WORK INSTRUCTIONS: Omit the images, then print each record below exactly as it reads.

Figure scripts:

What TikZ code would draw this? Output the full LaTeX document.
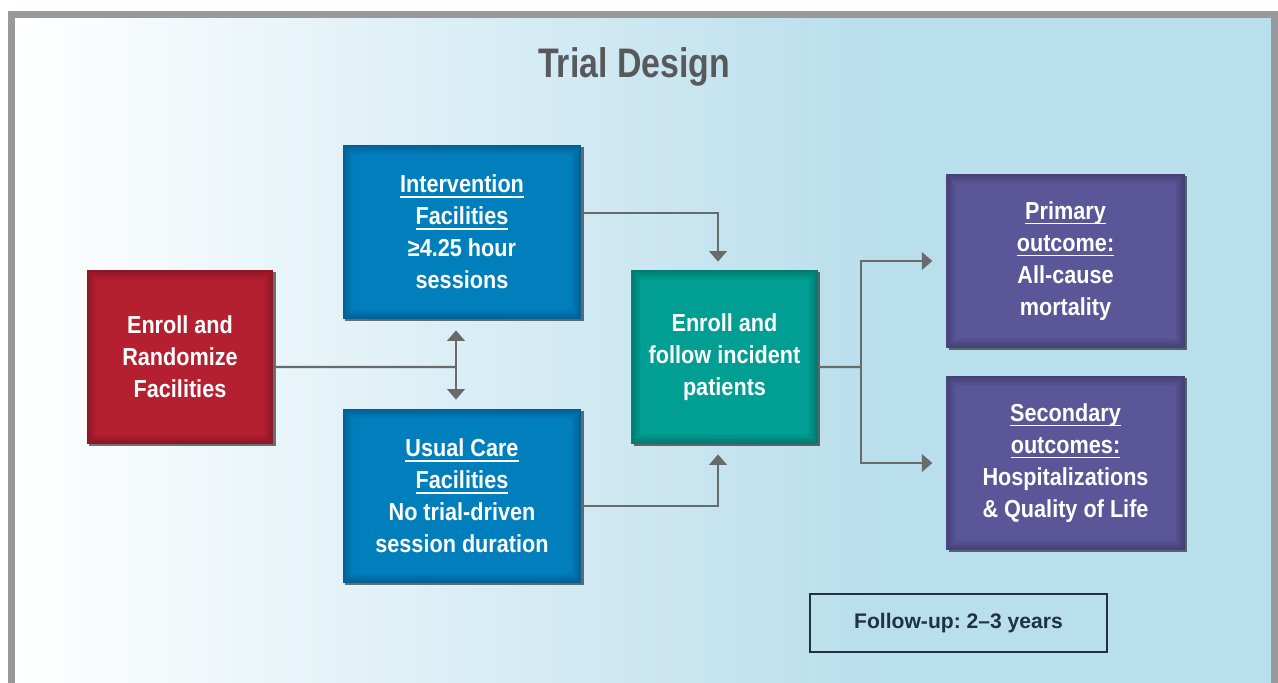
\documentclass[tikz,border=0pt]{standalone}
\usepackage{fontspec}
\setmainfont{Liberation Sans}
\newfontfamily\boxfont[FakeStretch=0.88]{Liberation Sans}
\newfontfamily\titlefont[FakeStretch=0.82]{Liberation Sans}
\usepackage{tikz}
\usetikzlibrary{arrows.meta}
\usetikzlibrary{shadows}
\usepackage{xcolor}

\definecolor{bgblue}{RGB}{185,222,236}
\definecolor{bgmid}{RGB}{231,238,244}
\definecolor{framegray}{RGB}{152,153,157}
\definecolor{linkgray}{RGB}{105,106,108}
\definecolor{boxred}{RGB}{183,32,50}
\definecolor{boxreddk}{RGB}{140,22,36}
\definecolor{boxblue}{RGB}{0,128,190}
\definecolor{boxbluedk}{RGB}{0,96,150}
\definecolor{boxteal}{RGB}{0,160,148}
\definecolor{boxtealdk}{RGB}{0,122,112}
\definecolor{boxpurple}{RGB}{92,87,152}
\definecolor{boxpurpledk}{RGB}{68,63,118}
\definecolor{titlegray}{RGB}{88,89,91}
\definecolor{fupnavy}{RGB}{30,50,66}

\newcommand\ulhead[1]{\setbox0\hbox{#1}\rlap{\rule[-2.8pt]{\wd0}{1pt}}\box0}

\tikzset{
  box/.style={fill=#1, minimum height=3.48cm, inner sep=0pt, align=center, text=white,
    font=\boxfont\bfseries\fontsize{14}{18.2}\selectfont,
    drop shadow={shadow xshift=1.4pt, shadow yshift=-1.4pt, opacity=0.55, fill=black},
    path picture={
      \foreach \k in {0,...,8}
        \fill[#1dk!\the\numexpr 100-\k*12\relax!#1]
          ([shift={(\k*0.7pt,-\k*0.7pt)}]path picture bounding box.north west) rectangle
          ([shift={(-\k*0.7pt,\k*0.7pt)}]path picture bounding box.south east);
    }},
  narrow/.style={minimum width=3.73cm},
  wide/.style={minimum width=4.77cm},
  link/.style={draw=linkgray, line width=1.3pt},
  tip/.style={-{Triangle[width=10pt,length=6pt]}},
}

\begin{document}
\begin{tikzpicture}

\useasboundingbox (0,0) rectangle (25.56,13.66);
\fill[white] (0,0) rectangle (25.56,13.66);
\shade[left color=white, middle color=bgmid, right color=bgblue] (0.23,-0.3) rectangle (17.6,13.37);
\fill[bgblue] (17.6,-0.3) rectangle (25.5,13.37);
\draw[framegray, line width=0.13cm] (0.23,-0.3) -- (0.23,13.37) -- (25.49,13.37) -- (25.49,-0.3);

\node[font=\titlefont\bfseries\fontsize{23.5}{28}\selectfont, text=titlegray] (ttl) at (12.68,12.33) {Trial Design};

\node[box=boxred, narrow] (rand) at (3.60,6.52) {Enroll and\\Randomize\\Facilities};
\node[box=boxblue, wide] (ivn) at (9.24,9.02) {\ulhead{Intervention}\\\ulhead{Facilities}\\≥4.25 hour\\sessions};
\node[box=boxblue, wide] (usual) at (9.24,3.74) {\ulhead{Usual Care}\\\ulhead{Facilities}\\No trial-driven\\session duration};
\node[box=boxteal, narrow] (enr) at (14.49,6.52) {Enroll and\\follow incident\\patients};
\node[box=boxpurple, wide] (prim) at (21.31,8.44) {\ulhead{Primary}\\\ulhead{outcome:}\\All-cause\\mortality};
\node[box=boxpurple, wide] (sec) at (21.31,4.40) {\ulhead{Secondary}\\\ulhead{outcomes:}\\Hospitalizations\\\& Quality of Life};

\node[draw=fupnavy, line width=1.3pt, minimum width=5.94cm, minimum height=1.16cm, text=fupnavy, font=\frenchspacing\bfseries\fontsize{12}{14}\selectfont] (fup) at (19.17,1.20) {Follow-up: 2--3 years};

\coordinate (split) at (9.12,6.32);
\draw[link] ([yshift=-0.2cm]rand.east) -- (split);
\draw[link, {Triangle[width=10pt,length=6pt]}-{Triangle[width=10pt,length=6pt]}, shorten <=0.22cm, shorten >=0.18cm] (split |- ivn.south) -- (split |- usual.north);

\coordinate (merge) at (14.36,6.52);
\draw[link, tip, shorten >=0.16cm] ([yshift=0.38cm]ivn.east) -| (merge |- enr.north);
\draw[link, tip, shorten >=0.2cm] ([yshift=-0.2cm]usual.east) -| (merge |- enr.south);

\coordinate (fork) at (17.22,6.32);
\draw[link] ([yshift=-0.2cm]enr.east) -- (fork);
\draw[link, tip, shorten >=0.27cm] (fork) |- (prim.west);
\draw[link, tip, shorten >=0.27cm] (fork) |- (sec.west);

\end{tikzpicture}
\end{document}
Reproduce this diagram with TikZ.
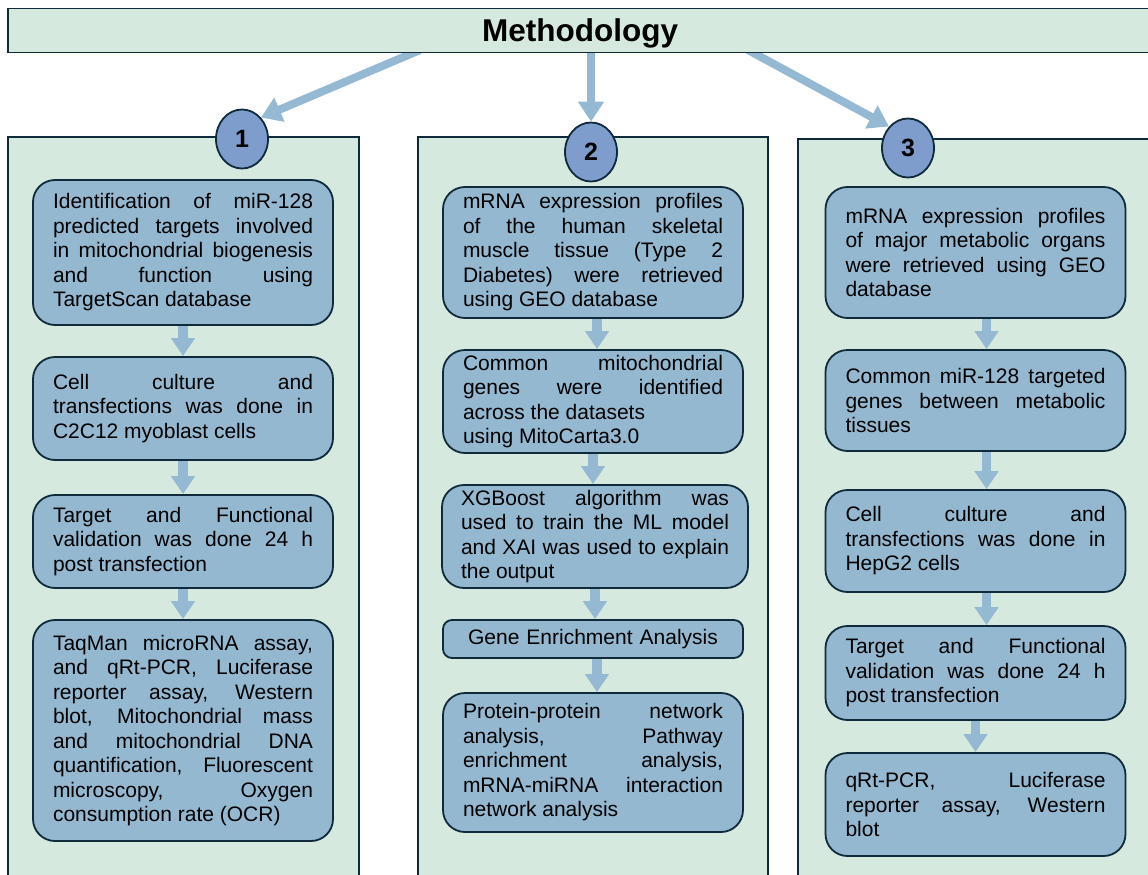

RESPONSE TO THE EXERCISE:
What TikZ code would draw this? Output the full LaTeX document.
\documentclass[tikz,border=0pt]{standalone}
\usepackage{fontspec}
\setmainfont{Liberation Sans}
\newfontfamily\boxfont[FakeStretch=0.88]{Liberation Sans}
\newfontfamily\titlefont[FakeStretch=0.82]{Liberation Sans}
\usepackage{tikz}
\usetikzlibrary{arrows.meta}
\usetikzlibrary{shadows}
\usepackage{xcolor}

\definecolor{bgblue}{RGB}{185,222,236}
\definecolor{bgmid}{RGB}{231,238,244}
\definecolor{framegray}{RGB}{152,153,157}
\definecolor{linkgray}{RGB}{105,106,108}
\definecolor{boxred}{RGB}{183,32,50}
\definecolor{boxreddk}{RGB}{140,22,36}
\definecolor{boxblue}{RGB}{0,128,190}
\definecolor{boxbluedk}{RGB}{0,96,150}
\definecolor{boxteal}{RGB}{0,160,148}
\definecolor{boxtealdk}{RGB}{0,122,112}
\definecolor{boxpurple}{RGB}{92,87,152}
\definecolor{boxpurpledk}{RGB}{68,63,118}
\definecolor{titlegray}{RGB}{88,89,91}
\definecolor{fupnavy}{RGB}{30,50,66}

\newcommand\ulhead[1]{\setbox0\hbox{#1}\rlap{\rule[-2.8pt]{\wd0}{1pt}}\box0}

\tikzset{
  box/.style={fill=#1, minimum height=3.48cm, inner sep=0pt, align=center, text=white,
    font=\boxfont\bfseries\fontsize{14}{18.2}\selectfont,
    drop shadow={shadow xshift=1.4pt, shadow yshift=-1.4pt, opacity=0.55, fill=black},
    path picture={
      \foreach \k in {0,...,8}
        \fill[#1dk!\the\numexpr 100-\k*12\relax!#1]
          ([shift={(\k*0.7pt,-\k*0.7pt)}]path picture bounding box.north west) rectangle
          ([shift={(-\k*0.7pt,\k*0.7pt)}]path picture bounding box.south east);
    }},
  narrow/.style={minimum width=3.73cm},
  wide/.style={minimum width=4.77cm},
  link/.style={draw=linkgray, line width=1.3pt},
  tip/.style={-{Triangle[width=10pt,length=6pt]}},
}

\begin{document}
\begin{tikzpicture}

\useasboundingbox (0,0) rectangle (25.56,13.66);
\fill[white] (0,0) rectangle (25.56,13.66);
\shade[left color=white, middle color=bgmid, right color=bgblue] (0.23,-0.3) rectangle (17.6,13.37);
\fill[bgblue] (17.6,-0.3) rectangle (25.5,13.37);
\draw[framegray, line width=0.13cm] (0.23,-0.3) -- (0.23,13.37) -- (25.49,13.37) -- (25.49,-0.3);

\node[font=\titlefont\bfseries\fontsize{23.5}{28}\selectfont, text=titlegray] (ttl) at (12.68,12.33) {Trial Design};

\node[box=boxred, narrow] (rand) at (3.60,6.52) {Enroll and\\Randomize\\Facilities};
\node[box=boxblue, wide] (ivn) at (9.24,9.02) {\ulhead{Intervention}\\\ulhead{Facilities}\\≥4.25 hour\\sessions};
\node[box=boxblue, wide] (usual) at (9.24,3.74) {\ulhead{Usual Care}\\\ulhead{Facilities}\\No trial-driven\\session duration};
\node[box=boxteal, narrow] (enr) at (14.49,6.52) {Enroll and\\follow incident\\patients};
\node[box=boxpurple, wide] (prim) at (21.31,8.44) {\ulhead{Primary}\\\ulhead{outcome:}\\All-cause\\mortality};
\node[box=boxpurple, wide] (sec) at (21.31,4.40) {\ulhead{Secondary}\\\ulhead{outcomes:}\\Hospitalizations\\\& Quality of Life};

\node[draw=fupnavy, line width=1.3pt, minimum width=5.94cm, minimum height=1.16cm, text=fupnavy, font=\frenchspacing\bfseries\fontsize{12}{14}\selectfont] (fup) at (19.17,1.20) {Follow-up: 2--3 years};

\coordinate (split) at (9.12,6.32);
\draw[link] ([yshift=-0.2cm]rand.east) -- (split);
\draw[link, {Triangle[width=10pt,length=6pt]}-{Triangle[width=10pt,length=6pt]}, shorten <=0.22cm, shorten >=0.18cm] (split |- ivn.south) -- (split |- usual.north);

\coordinate (merge) at (14.36,6.52);
\draw[link, tip, shorten >=0.16cm] ([yshift=0.38cm]ivn.east) -| (merge |- enr.north);
\draw[link, tip, shorten >=0.2cm] ([yshift=-0.2cm]usual.east) -| (merge |- enr.south);

\coordinate (fork) at (17.22,6.32);
\draw[link] ([yshift=-0.2cm]enr.east) -- (fork);
\draw[link, tip, shorten >=0.27cm] (fork) |- (prim.west);
\draw[link, tip, shorten >=0.27cm] (fork) |- (sec.west);

\end{tikzpicture}
\end{document}
Reproduce this diagram with TikZ.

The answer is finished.